This Austin-area suburb is No. 1 in the U.S. for risk of extreme heat, report says
To be sure, the housing market in Williamson County is hot, as it is throughout the Austin metro area. In recent months, the median sale price for a home in Williamson County, the area’s second largest county, shot up 43 percent compared with the previous year.
However, Williamson County, home to the booming suburbs of Georgetown, Taylor, Hutto, and Liberty Hill, is a hot housing market for another reason — this one related to the weather.

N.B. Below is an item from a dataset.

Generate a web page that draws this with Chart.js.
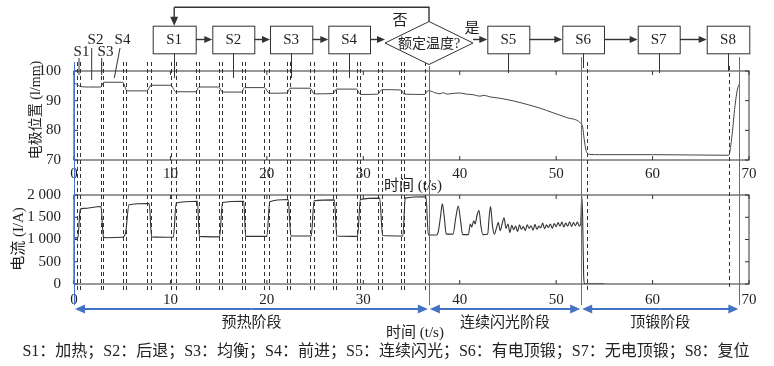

A data analysis by residential real estate brokerage Redfin identifies Williamson County as the No. 1 county in the U.S. facing a high risk of intense heat. Redfin bases heat risk on the number of extremely hot days in the future, defined as the number of anticipated days with high temperatures above 90 degrees.
The analysis determined all of the more than 200,000 homes in Williamson County, valued at nearly $88.9 billion, face a high risk of extreme heat. Redfin ranked the counties with high heat risk according to the net migration for each county from 2016 to 2020. For Williamson County, the net migration rate was 16.3 percent.
Redfin relied on climate data from ClimateCheck, along with county property records and U.S. Census Bureau figures, to come up with rankings not only for counties confronting extreme heat, but also counties facing a high risk of droughts, fires, floods, and storms.
“Homebuyers in Williamson County sometimes ask about utility costs — especially after the major power outage caused by the snowstorm this winter — but they don’t seem too concerned about the heat,” Redfin agent Barb Cooper tells Redfin.
“Part of that may be because you don’t know what you don’t know. If you come from an area that hasn’t experienced significant heat or drought, you might not be aware of the implications for homeowners,” she adds. “For example, when it gets hot and dry here, local authorities often put restrictions on how much water homeowners can use, shut down car washes, and only let people water their yards on certain days.”
The only other Texas county to appear in the top five of any of Redfin’s five climate categories is Dallas-Fort Worth’s Denton County. The analysis calculates drought risk based on expected pressure on a county’s water supply.
Denton County, which saw a net migration rate of 13 percent from 2016 to 2020, lands at No. 2 on the list of U.S. counties facing the greatest risk of drought conditions. Custer County, Colorado, located southwest of Pueblo, grabs the No. 1 spot.
Nearly 260,000 homes in Denton County, or 99.9 percent of all homes, face a high risk of drought, Redfin says. These homes are valued at nearly $107.8 billion.
“People have been gravitating to places with severe climate risk because many of these areas are relatively affordable, have lower property taxes, more housing options, or access to nature,” Redfin economist Sebastian Sandoval-Olascoaga says.
“For a lot of people, these benefits seem to outweigh the dangers of climate change,” he adds. “But as natural disasters become more frequent, homeowners in these areas may end up losing property value or face considerable difficulty getting their properties insured against environmental disasters.”